# Dataset rows:
++++++++++++++++++++
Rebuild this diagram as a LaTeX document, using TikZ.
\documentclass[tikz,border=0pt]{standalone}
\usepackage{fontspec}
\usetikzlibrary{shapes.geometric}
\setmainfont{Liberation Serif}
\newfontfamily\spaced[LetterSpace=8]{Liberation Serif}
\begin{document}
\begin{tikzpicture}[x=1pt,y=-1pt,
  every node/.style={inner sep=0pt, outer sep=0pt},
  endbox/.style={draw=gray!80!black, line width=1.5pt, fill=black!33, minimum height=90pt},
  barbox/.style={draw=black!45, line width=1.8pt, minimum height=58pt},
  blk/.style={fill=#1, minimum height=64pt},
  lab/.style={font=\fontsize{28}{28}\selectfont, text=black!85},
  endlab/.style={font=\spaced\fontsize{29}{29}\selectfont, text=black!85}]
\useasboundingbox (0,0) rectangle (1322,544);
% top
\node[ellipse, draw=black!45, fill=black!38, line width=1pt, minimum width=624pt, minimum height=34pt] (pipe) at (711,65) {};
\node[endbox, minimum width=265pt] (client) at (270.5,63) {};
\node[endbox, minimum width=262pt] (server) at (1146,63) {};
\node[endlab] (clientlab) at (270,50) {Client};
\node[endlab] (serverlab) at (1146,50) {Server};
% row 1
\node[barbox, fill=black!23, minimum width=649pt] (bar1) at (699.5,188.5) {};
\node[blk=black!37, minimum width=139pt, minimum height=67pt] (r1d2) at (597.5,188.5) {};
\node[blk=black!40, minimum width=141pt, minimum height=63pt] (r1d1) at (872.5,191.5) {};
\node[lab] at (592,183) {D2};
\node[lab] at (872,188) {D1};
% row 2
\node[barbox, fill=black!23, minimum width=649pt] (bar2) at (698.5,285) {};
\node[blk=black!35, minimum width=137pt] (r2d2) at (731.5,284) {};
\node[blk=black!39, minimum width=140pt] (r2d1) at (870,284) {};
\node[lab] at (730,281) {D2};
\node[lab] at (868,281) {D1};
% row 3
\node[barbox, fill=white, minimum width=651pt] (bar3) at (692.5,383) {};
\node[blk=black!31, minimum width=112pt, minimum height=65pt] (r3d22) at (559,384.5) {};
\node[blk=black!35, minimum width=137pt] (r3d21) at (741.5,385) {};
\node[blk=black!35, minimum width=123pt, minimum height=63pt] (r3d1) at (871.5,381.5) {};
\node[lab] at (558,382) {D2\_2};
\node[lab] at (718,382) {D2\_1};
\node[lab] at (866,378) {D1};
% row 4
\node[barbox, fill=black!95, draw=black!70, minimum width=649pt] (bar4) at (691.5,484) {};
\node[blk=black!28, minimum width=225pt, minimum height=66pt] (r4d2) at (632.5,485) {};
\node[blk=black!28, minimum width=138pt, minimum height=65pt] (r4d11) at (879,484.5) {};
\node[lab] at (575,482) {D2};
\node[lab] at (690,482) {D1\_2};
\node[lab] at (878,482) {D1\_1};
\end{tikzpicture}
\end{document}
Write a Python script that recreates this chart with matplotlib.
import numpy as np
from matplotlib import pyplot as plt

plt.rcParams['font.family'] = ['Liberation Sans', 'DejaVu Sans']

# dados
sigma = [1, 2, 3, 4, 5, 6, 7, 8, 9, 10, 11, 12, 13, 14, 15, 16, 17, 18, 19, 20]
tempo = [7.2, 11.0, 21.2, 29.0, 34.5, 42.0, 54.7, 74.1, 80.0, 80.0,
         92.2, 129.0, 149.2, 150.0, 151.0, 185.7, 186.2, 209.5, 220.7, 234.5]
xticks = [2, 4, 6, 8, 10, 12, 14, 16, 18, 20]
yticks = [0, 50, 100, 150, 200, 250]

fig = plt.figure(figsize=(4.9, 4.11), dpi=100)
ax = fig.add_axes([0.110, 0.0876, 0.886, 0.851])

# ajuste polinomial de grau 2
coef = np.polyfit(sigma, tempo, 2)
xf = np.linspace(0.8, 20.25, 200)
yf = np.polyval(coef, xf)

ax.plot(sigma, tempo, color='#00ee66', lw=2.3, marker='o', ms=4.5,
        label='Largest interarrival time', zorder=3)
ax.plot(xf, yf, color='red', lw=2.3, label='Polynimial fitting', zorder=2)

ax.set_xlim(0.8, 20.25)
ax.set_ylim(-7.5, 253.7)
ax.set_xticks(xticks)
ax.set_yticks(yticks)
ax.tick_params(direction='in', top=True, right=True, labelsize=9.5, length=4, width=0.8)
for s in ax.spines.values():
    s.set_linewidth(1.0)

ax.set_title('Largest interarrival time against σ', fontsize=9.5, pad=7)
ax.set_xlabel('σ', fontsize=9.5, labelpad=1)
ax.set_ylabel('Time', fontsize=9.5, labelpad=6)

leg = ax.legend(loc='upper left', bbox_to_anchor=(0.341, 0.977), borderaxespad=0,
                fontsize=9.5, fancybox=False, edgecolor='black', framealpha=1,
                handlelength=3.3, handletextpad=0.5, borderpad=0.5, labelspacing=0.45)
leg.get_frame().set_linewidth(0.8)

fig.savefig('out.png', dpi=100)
++++++++++++++++++++
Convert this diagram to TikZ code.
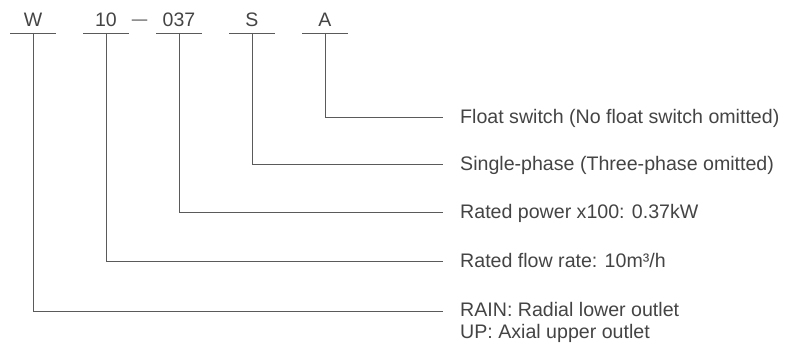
++++++++++++++++++++
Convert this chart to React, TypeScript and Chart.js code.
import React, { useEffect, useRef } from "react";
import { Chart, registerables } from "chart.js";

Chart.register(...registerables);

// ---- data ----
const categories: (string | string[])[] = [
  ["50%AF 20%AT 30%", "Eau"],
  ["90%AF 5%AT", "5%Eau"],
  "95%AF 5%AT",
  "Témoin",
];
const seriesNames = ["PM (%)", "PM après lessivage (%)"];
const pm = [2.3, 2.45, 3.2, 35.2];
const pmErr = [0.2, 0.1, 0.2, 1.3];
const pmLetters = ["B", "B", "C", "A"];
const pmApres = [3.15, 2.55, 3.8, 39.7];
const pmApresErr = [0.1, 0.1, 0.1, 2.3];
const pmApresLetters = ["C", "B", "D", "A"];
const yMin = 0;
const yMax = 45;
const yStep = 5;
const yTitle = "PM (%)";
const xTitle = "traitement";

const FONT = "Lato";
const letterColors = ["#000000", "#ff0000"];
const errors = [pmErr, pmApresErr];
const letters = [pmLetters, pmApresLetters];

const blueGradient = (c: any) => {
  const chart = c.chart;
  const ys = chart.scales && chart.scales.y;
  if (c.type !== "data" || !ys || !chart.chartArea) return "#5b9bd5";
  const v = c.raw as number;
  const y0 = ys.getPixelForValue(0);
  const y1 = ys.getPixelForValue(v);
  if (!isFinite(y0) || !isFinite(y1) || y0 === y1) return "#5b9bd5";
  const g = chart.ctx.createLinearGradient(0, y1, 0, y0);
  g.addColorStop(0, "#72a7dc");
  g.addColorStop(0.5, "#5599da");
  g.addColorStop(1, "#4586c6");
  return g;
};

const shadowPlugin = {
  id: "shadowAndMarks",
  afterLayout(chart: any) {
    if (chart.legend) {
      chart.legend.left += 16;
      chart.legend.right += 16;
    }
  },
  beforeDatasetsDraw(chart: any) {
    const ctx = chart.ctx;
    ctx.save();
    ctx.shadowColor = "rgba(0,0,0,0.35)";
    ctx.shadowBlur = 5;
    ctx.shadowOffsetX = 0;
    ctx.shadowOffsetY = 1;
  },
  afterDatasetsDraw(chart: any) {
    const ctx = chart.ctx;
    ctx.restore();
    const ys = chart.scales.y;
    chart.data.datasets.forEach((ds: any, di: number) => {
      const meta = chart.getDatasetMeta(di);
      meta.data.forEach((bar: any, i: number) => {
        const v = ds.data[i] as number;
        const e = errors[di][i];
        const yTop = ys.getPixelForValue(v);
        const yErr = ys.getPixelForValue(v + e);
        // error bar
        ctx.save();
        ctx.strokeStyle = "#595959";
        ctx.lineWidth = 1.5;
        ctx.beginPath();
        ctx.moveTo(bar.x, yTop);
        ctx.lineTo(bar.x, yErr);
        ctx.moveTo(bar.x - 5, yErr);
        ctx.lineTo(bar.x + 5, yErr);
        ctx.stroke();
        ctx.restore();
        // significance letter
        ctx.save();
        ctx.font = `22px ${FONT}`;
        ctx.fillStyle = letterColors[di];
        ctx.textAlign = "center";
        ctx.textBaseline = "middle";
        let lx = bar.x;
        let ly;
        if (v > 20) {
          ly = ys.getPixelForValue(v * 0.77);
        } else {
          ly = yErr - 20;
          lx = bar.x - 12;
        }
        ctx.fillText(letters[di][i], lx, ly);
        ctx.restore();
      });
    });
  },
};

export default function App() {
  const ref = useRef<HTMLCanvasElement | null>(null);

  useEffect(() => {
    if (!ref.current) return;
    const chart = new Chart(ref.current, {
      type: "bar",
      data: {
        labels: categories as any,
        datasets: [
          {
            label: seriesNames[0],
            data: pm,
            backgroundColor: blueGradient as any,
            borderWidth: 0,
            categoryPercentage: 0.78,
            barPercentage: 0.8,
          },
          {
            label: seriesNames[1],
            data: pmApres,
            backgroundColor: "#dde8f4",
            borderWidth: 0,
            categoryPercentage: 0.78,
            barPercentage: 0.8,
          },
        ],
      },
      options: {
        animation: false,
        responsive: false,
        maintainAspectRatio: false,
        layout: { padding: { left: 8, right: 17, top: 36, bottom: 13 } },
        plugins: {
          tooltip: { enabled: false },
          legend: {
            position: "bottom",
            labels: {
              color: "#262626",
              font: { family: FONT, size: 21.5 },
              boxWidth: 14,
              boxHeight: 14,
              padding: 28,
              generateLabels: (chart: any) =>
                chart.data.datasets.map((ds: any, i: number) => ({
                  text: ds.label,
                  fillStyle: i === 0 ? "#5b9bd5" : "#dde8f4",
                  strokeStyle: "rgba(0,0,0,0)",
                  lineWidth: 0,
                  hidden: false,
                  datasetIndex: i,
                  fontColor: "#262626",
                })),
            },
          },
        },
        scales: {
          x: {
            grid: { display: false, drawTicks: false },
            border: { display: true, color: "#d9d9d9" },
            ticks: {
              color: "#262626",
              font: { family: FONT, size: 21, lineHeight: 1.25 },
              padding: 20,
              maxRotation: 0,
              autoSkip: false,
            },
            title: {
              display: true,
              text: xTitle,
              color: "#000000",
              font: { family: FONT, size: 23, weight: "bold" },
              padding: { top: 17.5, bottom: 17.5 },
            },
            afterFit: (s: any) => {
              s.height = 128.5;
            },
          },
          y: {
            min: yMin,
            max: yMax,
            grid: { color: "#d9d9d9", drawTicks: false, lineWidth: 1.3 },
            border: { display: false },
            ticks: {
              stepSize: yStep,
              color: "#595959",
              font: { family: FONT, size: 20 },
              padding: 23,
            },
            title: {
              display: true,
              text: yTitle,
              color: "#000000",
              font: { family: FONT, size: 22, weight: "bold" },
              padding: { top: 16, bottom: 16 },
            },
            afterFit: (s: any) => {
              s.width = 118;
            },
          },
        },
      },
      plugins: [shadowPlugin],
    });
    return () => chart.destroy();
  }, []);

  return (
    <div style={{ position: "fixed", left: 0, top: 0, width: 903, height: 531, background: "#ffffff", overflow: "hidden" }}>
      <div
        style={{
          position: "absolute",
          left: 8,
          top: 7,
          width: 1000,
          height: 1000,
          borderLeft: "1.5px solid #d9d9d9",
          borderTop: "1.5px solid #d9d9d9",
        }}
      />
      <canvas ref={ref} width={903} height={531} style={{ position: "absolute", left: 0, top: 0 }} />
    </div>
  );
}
++++++++++++++++++++
# Stated goal:
Extract every line containing the string "matplotlib" from the material.

# Correct output:
Write a Python script that recreates this chart with matplotlib.
from matplotlib import pyplot as plt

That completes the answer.